**Task details**
Write out all the entries word for word and omit any pictures.

[Source data]

________

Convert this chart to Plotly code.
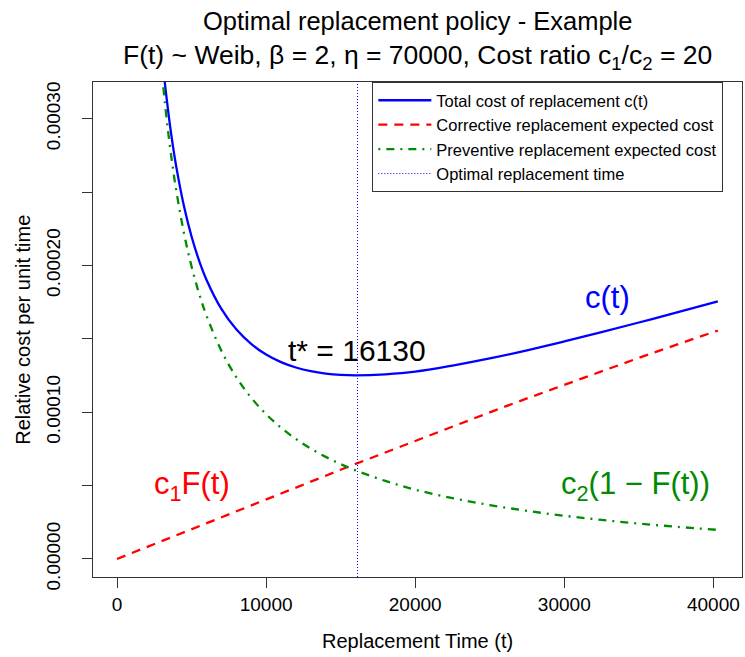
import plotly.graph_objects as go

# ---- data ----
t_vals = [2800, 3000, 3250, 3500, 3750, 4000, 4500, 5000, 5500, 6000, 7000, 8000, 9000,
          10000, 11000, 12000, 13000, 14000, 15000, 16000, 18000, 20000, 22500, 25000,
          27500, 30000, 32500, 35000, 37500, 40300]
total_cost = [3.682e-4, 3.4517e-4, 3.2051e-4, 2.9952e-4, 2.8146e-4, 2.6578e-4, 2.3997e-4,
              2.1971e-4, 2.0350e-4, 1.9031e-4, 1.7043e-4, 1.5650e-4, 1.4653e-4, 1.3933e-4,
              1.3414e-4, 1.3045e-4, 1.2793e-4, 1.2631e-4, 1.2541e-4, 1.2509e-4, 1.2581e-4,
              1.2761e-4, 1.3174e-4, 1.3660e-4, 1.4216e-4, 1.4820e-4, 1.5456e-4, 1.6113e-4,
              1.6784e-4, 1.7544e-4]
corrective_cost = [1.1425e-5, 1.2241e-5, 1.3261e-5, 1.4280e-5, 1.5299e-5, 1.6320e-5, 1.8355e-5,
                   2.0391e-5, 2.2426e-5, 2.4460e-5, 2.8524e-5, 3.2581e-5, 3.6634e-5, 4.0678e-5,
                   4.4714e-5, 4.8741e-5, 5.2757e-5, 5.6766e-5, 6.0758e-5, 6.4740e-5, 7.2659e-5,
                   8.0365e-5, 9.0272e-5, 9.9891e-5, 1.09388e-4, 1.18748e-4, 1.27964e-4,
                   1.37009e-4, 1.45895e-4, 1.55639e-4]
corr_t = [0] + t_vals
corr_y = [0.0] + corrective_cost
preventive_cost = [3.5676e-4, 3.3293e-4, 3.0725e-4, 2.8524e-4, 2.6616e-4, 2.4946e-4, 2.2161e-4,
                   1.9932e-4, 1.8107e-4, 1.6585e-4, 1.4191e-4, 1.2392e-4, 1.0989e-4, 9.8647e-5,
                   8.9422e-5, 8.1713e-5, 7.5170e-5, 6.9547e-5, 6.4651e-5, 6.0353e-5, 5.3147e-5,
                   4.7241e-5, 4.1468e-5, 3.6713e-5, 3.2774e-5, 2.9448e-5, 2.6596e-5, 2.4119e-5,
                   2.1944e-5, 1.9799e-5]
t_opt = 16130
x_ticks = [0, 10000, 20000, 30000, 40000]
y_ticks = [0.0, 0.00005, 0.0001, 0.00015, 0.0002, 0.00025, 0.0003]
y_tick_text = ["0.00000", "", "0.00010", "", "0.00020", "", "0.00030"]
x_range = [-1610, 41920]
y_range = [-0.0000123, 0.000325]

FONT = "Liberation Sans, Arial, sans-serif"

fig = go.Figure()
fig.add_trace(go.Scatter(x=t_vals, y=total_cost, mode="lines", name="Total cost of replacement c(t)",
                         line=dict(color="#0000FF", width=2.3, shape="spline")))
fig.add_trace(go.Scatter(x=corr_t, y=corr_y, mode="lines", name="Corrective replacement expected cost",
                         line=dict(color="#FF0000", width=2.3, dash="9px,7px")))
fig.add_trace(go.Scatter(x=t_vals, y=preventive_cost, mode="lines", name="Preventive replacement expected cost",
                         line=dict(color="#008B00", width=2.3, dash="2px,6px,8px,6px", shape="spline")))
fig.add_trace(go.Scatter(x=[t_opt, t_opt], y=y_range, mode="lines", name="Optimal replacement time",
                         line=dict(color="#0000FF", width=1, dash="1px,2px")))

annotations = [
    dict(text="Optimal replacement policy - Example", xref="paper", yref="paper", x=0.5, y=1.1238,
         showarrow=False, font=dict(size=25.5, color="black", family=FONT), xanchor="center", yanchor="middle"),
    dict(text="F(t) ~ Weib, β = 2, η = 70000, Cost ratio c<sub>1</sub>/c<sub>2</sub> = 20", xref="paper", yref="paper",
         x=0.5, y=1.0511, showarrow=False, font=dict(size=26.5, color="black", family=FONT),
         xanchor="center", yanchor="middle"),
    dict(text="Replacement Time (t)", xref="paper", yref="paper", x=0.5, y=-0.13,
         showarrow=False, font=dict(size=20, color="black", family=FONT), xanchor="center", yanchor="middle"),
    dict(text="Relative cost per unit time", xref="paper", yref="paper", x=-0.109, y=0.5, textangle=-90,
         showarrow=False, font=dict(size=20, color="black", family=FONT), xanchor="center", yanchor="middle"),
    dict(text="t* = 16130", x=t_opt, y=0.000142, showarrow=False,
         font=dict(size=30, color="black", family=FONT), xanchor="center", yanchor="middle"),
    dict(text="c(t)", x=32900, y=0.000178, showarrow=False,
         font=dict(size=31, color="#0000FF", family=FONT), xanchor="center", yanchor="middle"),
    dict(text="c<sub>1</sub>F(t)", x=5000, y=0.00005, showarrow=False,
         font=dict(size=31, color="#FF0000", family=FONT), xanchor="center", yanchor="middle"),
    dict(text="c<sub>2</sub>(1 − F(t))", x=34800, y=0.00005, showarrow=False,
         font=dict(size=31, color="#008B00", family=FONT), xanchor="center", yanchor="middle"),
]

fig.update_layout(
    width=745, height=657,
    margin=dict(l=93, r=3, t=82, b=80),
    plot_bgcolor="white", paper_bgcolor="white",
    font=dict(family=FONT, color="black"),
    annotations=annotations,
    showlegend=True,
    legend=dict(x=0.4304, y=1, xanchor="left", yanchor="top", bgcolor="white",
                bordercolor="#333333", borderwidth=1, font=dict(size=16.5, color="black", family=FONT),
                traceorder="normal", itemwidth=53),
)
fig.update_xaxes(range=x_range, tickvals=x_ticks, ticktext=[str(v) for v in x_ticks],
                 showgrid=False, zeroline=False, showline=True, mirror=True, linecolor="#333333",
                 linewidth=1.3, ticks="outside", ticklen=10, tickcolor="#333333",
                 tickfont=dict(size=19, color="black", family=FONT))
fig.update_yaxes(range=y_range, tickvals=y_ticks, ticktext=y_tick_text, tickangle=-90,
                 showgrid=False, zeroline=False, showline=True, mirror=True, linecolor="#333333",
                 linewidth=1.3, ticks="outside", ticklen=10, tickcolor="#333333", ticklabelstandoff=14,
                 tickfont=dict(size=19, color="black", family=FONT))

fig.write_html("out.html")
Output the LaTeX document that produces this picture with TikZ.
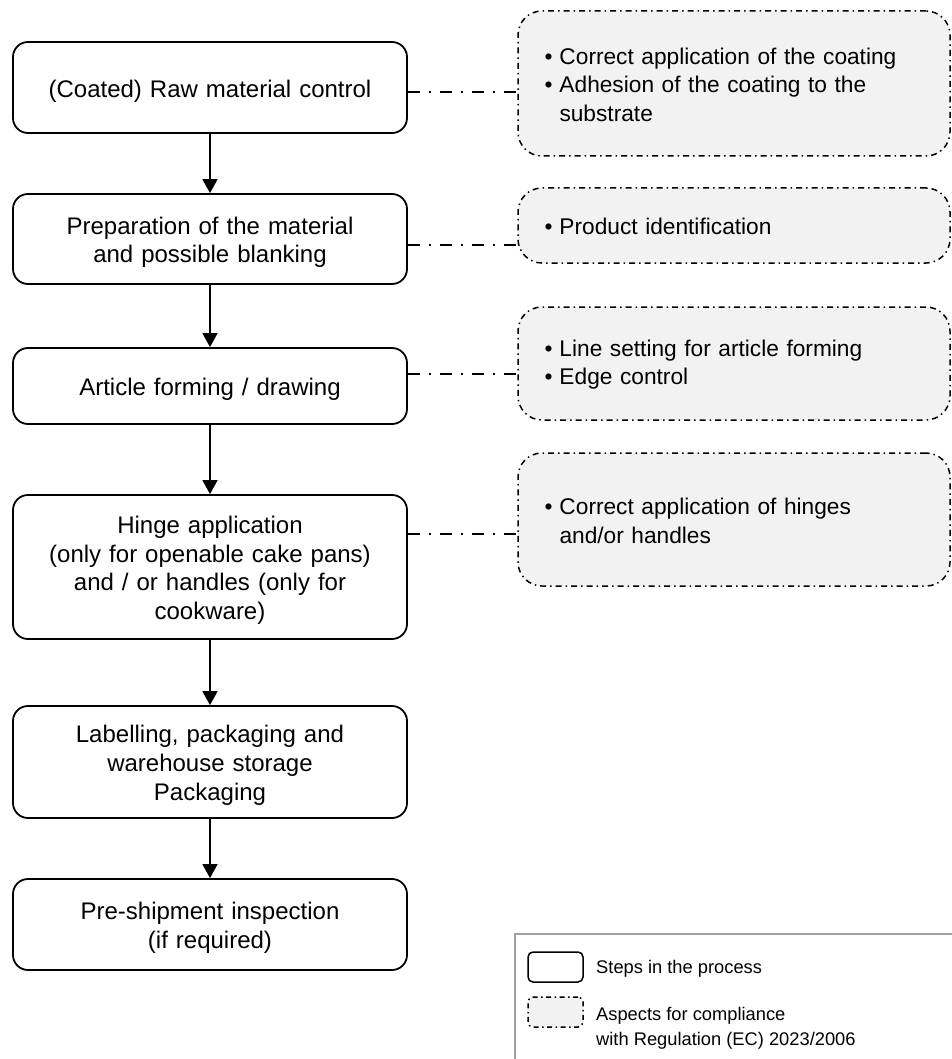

________

**Task solution**
Convert this chart to Plotly code.
import plotly.graph_objects as go

# ---- data ----
t_vals = [2800, 3000, 3250, 3500, 3750, 4000, 4500, 5000, 5500, 6000, 7000, 8000, 9000,
          10000, 11000, 12000, 13000, 14000, 15000, 16000, 18000, 20000, 22500, 25000,
          27500, 30000, 32500, 35000, 37500, 40300]
total_cost = [3.682e-4, 3.4517e-4, 3.2051e-4, 2.9952e-4, 2.8146e-4, 2.6578e-4, 2.3997e-4,
              2.1971e-4, 2.0350e-4, 1.9031e-4, 1.7043e-4, 1.5650e-4, 1.4653e-4, 1.3933e-4,
              1.3414e-4, 1.3045e-4, 1.2793e-4, 1.2631e-4, 1.2541e-4, 1.2509e-4, 1.2581e-4,
              1.2761e-4, 1.3174e-4, 1.3660e-4, 1.4216e-4, 1.4820e-4, 1.5456e-4, 1.6113e-4,
              1.6784e-4, 1.7544e-4]
corrective_cost = [1.1425e-5, 1.2241e-5, 1.3261e-5, 1.4280e-5, 1.5299e-5, 1.6320e-5, 1.8355e-5,
                   2.0391e-5, 2.2426e-5, 2.4460e-5, 2.8524e-5, 3.2581e-5, 3.6634e-5, 4.0678e-5,
                   4.4714e-5, 4.8741e-5, 5.2757e-5, 5.6766e-5, 6.0758e-5, 6.4740e-5, 7.2659e-5,
                   8.0365e-5, 9.0272e-5, 9.9891e-5, 1.09388e-4, 1.18748e-4, 1.27964e-4,
                   1.37009e-4, 1.45895e-4, 1.55639e-4]
corr_t = [0] + t_vals
corr_y = [0.0] + corrective_cost
preventive_cost = [3.5676e-4, 3.3293e-4, 3.0725e-4, 2.8524e-4, 2.6616e-4, 2.4946e-4, 2.2161e-4,
                   1.9932e-4, 1.8107e-4, 1.6585e-4, 1.4191e-4, 1.2392e-4, 1.0989e-4, 9.8647e-5,
                   8.9422e-5, 8.1713e-5, 7.5170e-5, 6.9547e-5, 6.4651e-5, 6.0353e-5, 5.3147e-5,
                   4.7241e-5, 4.1468e-5, 3.6713e-5, 3.2774e-5, 2.9448e-5, 2.6596e-5, 2.4119e-5,
                   2.1944e-5, 1.9799e-5]
t_opt = 16130
x_ticks = [0, 10000, 20000, 30000, 40000]
y_ticks = [0.0, 0.00005, 0.0001, 0.00015, 0.0002, 0.00025, 0.0003]
y_tick_text = ["0.00000", "", "0.00010", "", "0.00020", "", "0.00030"]
x_range = [-1610, 41920]
y_range = [-0.0000123, 0.000325]

FONT = "Liberation Sans, Arial, sans-serif"

fig = go.Figure()
fig.add_trace(go.Scatter(x=t_vals, y=total_cost, mode="lines", name="Total cost of replacement c(t)",
                         line=dict(color="#0000FF", width=2.3, shape="spline")))
fig.add_trace(go.Scatter(x=corr_t, y=corr_y, mode="lines", name="Corrective replacement expected cost",
                         line=dict(color="#FF0000", width=2.3, dash="9px,7px")))
fig.add_trace(go.Scatter(x=t_vals, y=preventive_cost, mode="lines", name="Preventive replacement expected cost",
                         line=dict(color="#008B00", width=2.3, dash="2px,6px,8px,6px", shape="spline")))
fig.add_trace(go.Scatter(x=[t_opt, t_opt], y=y_range, mode="lines", name="Optimal replacement time",
                         line=dict(color="#0000FF", width=1, dash="1px,2px")))

annotations = [
    dict(text="Optimal replacement policy - Example", xref="paper", yref="paper", x=0.5, y=1.1238,
         showarrow=False, font=dict(size=25.5, color="black", family=FONT), xanchor="center", yanchor="middle"),
    dict(text="F(t) ~ Weib, β = 2, η = 70000, Cost ratio c<sub>1</sub>/c<sub>2</sub> = 20", xref="paper", yref="paper",
         x=0.5, y=1.0511, showarrow=False, font=dict(size=26.5, color="black", family=FONT),
         xanchor="center", yanchor="middle"),
    dict(text="Replacement Time (t)", xref="paper", yref="paper", x=0.5, y=-0.13,
         showarrow=False, font=dict(size=20, color="black", family=FONT), xanchor="center", yanchor="middle"),
    dict(text="Relative cost per unit time", xref="paper", yref="paper", x=-0.109, y=0.5, textangle=-90,
         showarrow=False, font=dict(size=20, color="black", family=FONT), xanchor="center", yanchor="middle"),
    dict(text="t* = 16130", x=t_opt, y=0.000142, showarrow=False,
         font=dict(size=30, color="black", family=FONT), xanchor="center", yanchor="middle"),
    dict(text="c(t)", x=32900, y=0.000178, showarrow=False,
         font=dict(size=31, color="#0000FF", family=FONT), xanchor="center", yanchor="middle"),
    dict(text="c<sub>1</sub>F(t)", x=5000, y=0.00005, showarrow=False,
         font=dict(size=31, color="#FF0000", family=FONT), xanchor="center", yanchor="middle"),
    dict(text="c<sub>2</sub>(1 − F(t))", x=34800, y=0.00005, showarrow=False,
         font=dict(size=31, color="#008B00", family=FONT), xanchor="center", yanchor="middle"),
]

fig.update_layout(
    width=745, height=657,
    margin=dict(l=93, r=3, t=82, b=80),
    plot_bgcolor="white", paper_bgcolor="white",
    font=dict(family=FONT, color="black"),
    annotations=annotations,
    showlegend=True,
    legend=dict(x=0.4304, y=1, xanchor="left", yanchor="top", bgcolor="white",
                bordercolor="#333333", borderwidth=1, font=dict(size=16.5, color="black", family=FONT),
                traceorder="normal", itemwidth=53),
)
fig.update_xaxes(range=x_range, tickvals=x_ticks, ticktext=[str(v) for v in x_ticks],
                 showgrid=False, zeroline=False, showline=True, mirror=True, linecolor="#333333",
                 linewidth=1.3, ticks="outside", ticklen=10, tickcolor="#333333",
                 tickfont=dict(size=19, color="black", family=FONT))
fig.update_yaxes(range=y_range, tickvals=y_ticks, ticktext=y_tick_text, tickangle=-90,
                 showgrid=False, zeroline=False, showline=True, mirror=True, linecolor="#333333",
                 linewidth=1.3, ticks="outside", ticklen=10, tickcolor="#333333", ticklabelstandoff=14,
                 tickfont=dict(size=19, color="black", family=FONT))

fig.write_html("out.html")
Output the LaTeX document that produces this picture with TikZ.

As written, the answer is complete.